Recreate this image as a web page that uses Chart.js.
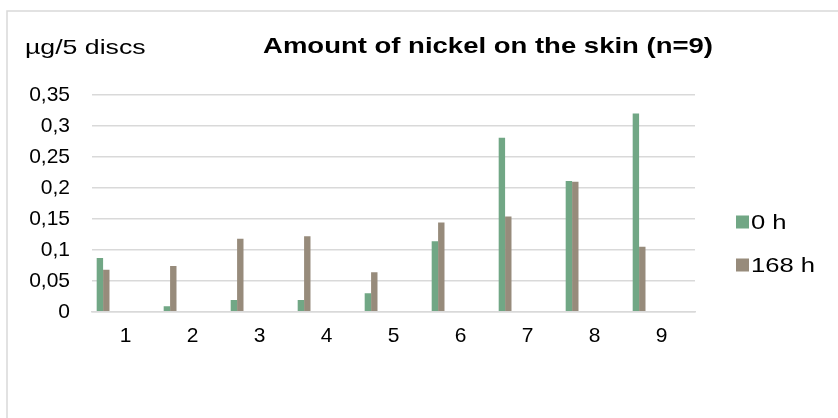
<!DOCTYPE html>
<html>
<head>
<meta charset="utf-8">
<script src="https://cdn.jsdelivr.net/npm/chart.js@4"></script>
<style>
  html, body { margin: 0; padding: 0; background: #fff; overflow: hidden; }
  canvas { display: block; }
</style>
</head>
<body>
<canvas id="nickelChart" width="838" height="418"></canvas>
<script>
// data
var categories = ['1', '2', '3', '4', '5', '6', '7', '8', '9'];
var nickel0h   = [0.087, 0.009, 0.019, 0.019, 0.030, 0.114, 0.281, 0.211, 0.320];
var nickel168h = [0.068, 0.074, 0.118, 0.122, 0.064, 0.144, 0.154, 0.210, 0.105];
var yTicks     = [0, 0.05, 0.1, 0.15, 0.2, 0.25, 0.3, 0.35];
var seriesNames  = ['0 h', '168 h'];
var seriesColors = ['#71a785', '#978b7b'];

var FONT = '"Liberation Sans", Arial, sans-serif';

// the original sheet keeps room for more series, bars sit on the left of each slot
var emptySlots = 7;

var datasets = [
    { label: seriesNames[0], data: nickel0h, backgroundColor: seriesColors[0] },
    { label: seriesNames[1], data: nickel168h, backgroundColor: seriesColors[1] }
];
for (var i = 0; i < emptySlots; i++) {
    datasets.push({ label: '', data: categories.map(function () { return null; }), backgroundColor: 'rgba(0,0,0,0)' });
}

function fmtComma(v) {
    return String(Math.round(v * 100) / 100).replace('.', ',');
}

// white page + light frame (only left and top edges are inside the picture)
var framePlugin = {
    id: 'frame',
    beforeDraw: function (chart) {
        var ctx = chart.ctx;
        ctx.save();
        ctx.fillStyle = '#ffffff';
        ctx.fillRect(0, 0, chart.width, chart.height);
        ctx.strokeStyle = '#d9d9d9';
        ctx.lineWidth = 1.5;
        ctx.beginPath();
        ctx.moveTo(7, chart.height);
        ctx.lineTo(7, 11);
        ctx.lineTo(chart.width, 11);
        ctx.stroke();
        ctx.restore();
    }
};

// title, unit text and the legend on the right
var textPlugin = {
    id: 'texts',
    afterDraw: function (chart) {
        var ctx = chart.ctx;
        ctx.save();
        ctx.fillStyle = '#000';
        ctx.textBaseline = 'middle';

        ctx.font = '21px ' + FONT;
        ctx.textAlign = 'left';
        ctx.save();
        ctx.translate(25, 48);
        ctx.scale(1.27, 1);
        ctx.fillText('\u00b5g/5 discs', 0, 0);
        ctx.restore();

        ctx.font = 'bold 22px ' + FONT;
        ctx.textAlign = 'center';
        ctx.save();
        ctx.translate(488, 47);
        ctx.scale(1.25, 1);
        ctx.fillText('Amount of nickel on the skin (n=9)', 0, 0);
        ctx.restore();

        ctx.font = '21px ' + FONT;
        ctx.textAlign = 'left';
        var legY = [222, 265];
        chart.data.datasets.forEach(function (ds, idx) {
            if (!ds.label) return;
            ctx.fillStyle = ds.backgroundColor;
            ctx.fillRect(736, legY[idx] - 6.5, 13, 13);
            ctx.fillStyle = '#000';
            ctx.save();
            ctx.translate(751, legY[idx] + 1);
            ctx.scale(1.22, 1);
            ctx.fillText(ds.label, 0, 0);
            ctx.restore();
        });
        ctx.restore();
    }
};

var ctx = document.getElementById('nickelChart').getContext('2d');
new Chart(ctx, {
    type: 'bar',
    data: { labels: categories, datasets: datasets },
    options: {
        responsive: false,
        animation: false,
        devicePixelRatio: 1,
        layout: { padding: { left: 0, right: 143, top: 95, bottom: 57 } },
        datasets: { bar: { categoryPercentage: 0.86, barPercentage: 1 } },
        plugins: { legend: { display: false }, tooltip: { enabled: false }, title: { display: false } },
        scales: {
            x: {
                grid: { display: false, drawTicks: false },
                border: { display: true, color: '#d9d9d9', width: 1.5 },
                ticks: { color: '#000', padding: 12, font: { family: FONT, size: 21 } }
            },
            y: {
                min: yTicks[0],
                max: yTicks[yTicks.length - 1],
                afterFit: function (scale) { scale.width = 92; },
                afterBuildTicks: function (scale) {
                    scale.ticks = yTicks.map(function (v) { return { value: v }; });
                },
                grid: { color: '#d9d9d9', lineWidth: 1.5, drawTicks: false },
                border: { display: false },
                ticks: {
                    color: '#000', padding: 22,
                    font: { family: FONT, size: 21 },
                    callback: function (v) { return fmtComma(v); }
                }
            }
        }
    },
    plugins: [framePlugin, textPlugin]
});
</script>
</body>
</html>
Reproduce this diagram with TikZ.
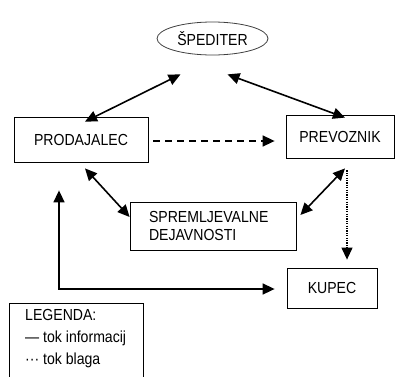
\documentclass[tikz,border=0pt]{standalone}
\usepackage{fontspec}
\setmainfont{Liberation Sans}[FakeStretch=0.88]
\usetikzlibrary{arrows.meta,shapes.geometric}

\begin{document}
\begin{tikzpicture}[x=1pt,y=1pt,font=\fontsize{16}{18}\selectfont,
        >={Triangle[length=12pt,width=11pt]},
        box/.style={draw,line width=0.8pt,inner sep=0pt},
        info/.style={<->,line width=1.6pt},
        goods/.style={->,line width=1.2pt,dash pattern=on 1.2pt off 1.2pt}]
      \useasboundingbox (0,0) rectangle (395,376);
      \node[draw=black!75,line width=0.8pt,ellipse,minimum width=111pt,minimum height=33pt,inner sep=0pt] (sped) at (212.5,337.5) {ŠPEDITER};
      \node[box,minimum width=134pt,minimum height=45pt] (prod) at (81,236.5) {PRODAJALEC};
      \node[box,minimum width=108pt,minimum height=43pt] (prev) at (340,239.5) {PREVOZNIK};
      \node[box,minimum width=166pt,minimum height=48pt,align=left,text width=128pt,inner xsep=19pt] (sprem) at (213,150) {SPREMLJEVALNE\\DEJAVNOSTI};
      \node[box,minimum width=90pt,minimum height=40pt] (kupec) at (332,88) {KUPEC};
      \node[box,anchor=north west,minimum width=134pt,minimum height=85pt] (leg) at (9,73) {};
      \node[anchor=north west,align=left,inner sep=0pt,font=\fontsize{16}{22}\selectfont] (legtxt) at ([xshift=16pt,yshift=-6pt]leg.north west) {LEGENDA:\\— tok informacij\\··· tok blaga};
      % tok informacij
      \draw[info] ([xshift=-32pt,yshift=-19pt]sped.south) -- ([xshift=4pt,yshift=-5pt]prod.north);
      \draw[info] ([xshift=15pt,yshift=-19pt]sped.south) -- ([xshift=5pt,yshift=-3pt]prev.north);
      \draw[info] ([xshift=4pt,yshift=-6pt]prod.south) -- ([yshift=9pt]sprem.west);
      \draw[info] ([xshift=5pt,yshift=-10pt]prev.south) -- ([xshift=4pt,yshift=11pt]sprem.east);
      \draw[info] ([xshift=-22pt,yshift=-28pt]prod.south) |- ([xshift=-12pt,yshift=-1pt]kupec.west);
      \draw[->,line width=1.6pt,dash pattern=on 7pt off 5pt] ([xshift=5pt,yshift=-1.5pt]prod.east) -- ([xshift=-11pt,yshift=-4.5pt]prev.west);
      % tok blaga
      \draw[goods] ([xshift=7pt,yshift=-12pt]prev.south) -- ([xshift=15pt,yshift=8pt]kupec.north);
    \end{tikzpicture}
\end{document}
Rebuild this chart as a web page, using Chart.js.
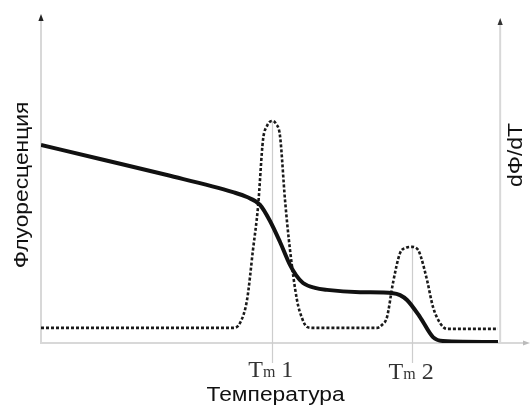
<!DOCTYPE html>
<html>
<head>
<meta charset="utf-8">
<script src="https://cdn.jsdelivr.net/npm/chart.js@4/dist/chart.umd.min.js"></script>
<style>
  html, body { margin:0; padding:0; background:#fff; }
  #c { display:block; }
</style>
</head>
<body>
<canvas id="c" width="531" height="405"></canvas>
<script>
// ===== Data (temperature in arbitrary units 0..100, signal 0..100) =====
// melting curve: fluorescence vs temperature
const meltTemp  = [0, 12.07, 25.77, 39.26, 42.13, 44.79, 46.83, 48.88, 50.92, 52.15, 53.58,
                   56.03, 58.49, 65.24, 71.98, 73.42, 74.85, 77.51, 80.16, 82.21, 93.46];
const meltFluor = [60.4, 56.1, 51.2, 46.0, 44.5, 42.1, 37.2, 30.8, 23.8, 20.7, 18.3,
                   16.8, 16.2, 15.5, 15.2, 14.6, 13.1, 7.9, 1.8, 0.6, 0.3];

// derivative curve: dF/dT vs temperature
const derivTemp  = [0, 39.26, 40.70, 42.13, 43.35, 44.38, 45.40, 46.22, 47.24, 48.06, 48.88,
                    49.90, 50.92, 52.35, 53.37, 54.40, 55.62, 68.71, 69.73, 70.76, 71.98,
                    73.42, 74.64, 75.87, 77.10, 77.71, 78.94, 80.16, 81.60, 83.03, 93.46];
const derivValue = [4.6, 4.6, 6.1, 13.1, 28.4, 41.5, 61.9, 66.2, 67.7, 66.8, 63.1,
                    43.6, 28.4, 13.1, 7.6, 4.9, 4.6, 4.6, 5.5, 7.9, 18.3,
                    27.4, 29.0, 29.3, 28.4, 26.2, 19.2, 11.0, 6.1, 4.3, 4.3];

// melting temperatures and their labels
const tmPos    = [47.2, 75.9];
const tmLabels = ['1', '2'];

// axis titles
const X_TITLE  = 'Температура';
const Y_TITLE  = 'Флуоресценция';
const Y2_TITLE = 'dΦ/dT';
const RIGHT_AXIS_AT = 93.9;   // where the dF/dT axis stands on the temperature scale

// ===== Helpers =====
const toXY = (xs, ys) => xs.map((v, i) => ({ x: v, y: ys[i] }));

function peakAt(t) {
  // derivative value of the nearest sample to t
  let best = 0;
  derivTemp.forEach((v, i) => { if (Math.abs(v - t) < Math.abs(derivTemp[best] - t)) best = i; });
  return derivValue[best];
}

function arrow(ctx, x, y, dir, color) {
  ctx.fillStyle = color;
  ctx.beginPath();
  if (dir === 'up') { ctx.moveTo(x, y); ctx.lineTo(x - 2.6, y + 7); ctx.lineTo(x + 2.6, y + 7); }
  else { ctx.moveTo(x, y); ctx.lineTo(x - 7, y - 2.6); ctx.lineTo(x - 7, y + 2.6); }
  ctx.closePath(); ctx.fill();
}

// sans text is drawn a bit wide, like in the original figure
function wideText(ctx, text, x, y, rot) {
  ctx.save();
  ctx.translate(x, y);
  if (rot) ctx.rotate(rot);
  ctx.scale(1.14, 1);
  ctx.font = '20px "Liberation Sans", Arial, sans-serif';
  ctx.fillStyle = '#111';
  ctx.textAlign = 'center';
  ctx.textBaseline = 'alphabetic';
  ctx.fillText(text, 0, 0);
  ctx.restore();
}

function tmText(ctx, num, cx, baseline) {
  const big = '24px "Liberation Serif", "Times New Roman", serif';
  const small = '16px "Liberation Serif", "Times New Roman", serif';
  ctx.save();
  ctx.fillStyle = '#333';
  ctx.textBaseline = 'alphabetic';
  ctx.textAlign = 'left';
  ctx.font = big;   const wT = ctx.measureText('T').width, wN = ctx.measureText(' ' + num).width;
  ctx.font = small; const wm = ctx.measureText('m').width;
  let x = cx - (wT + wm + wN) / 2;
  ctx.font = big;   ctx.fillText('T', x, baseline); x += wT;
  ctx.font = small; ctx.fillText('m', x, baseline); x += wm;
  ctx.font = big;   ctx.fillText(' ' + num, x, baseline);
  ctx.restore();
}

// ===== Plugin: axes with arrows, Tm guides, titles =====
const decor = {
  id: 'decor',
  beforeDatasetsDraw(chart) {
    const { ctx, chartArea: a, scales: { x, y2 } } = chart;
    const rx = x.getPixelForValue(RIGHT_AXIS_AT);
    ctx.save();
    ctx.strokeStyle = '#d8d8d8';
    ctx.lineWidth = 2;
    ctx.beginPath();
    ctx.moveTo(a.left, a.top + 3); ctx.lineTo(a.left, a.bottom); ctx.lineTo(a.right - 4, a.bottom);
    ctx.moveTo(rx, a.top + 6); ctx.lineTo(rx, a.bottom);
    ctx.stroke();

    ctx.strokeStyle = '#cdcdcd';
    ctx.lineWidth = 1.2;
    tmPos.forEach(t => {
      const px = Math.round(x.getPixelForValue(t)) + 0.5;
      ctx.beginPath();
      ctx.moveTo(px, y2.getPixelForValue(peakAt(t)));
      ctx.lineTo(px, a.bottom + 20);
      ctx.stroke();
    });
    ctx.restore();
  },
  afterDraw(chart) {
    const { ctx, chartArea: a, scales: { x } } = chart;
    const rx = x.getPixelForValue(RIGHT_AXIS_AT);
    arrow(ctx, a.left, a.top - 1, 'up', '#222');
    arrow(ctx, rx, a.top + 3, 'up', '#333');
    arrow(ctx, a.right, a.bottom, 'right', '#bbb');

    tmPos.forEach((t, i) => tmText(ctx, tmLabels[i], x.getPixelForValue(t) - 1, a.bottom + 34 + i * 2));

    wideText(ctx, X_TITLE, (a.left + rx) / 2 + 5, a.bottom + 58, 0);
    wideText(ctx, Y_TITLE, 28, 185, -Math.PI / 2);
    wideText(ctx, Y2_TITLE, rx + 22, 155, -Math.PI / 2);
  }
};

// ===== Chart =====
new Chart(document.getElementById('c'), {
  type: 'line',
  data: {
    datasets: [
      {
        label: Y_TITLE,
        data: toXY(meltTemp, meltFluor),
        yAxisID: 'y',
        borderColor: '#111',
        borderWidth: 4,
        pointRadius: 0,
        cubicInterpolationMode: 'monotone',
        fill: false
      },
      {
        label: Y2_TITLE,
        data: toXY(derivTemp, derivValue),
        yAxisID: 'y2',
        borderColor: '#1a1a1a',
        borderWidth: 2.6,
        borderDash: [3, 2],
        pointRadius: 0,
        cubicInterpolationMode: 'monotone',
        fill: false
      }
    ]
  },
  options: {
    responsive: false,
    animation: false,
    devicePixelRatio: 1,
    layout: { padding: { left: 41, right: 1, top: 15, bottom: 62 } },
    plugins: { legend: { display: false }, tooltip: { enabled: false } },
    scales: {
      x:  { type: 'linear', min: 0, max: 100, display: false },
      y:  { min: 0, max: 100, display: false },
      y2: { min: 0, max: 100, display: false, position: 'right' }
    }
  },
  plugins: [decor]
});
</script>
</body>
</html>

━━━━━━

Copy nothing but the lines from the first one in the listing through the line with "var emptySlots = 7;", and omit the pictures.

• **RESPONSE**
Recreate this image as a web page that uses Chart.js.
<!DOCTYPE html>
<html>
<head>
<meta charset="utf-8">
<script src="https://cdn.jsdelivr.net/npm/chart.js@4"></script>
<style>
  html, body { margin: 0; padding: 0; background: #fff; overflow: hidden; }
  canvas { display: block; }
</style>
</head>
<body>
<canvas id="nickelChart" width="838" height="418"></canvas>
<script>
// data
var categories = ['1', '2', '3', '4', '5', '6', '7', '8', '9'];
var nickel0h   = [0.087, 0.009, 0.019, 0.019, 0.030, 0.114, 0.281, 0.211, 0.320];
var nickel168h = [0.068, 0.074, 0.118, 0.122, 0.064, 0.144, 0.154, 0.210, 0.105];
var yTicks     = [0, 0.05, 0.1, 0.15, 0.2, 0.25, 0.3, 0.35];
var seriesNames  = ['0 h', '168 h'];
var seriesColors = ['#71a785', '#978b7b'];

var FONT = '"Liberation Sans", Arial, sans-serif';

// the original sheet keeps room for more series, bars sit on the left of each slot
var emptySlots = 7;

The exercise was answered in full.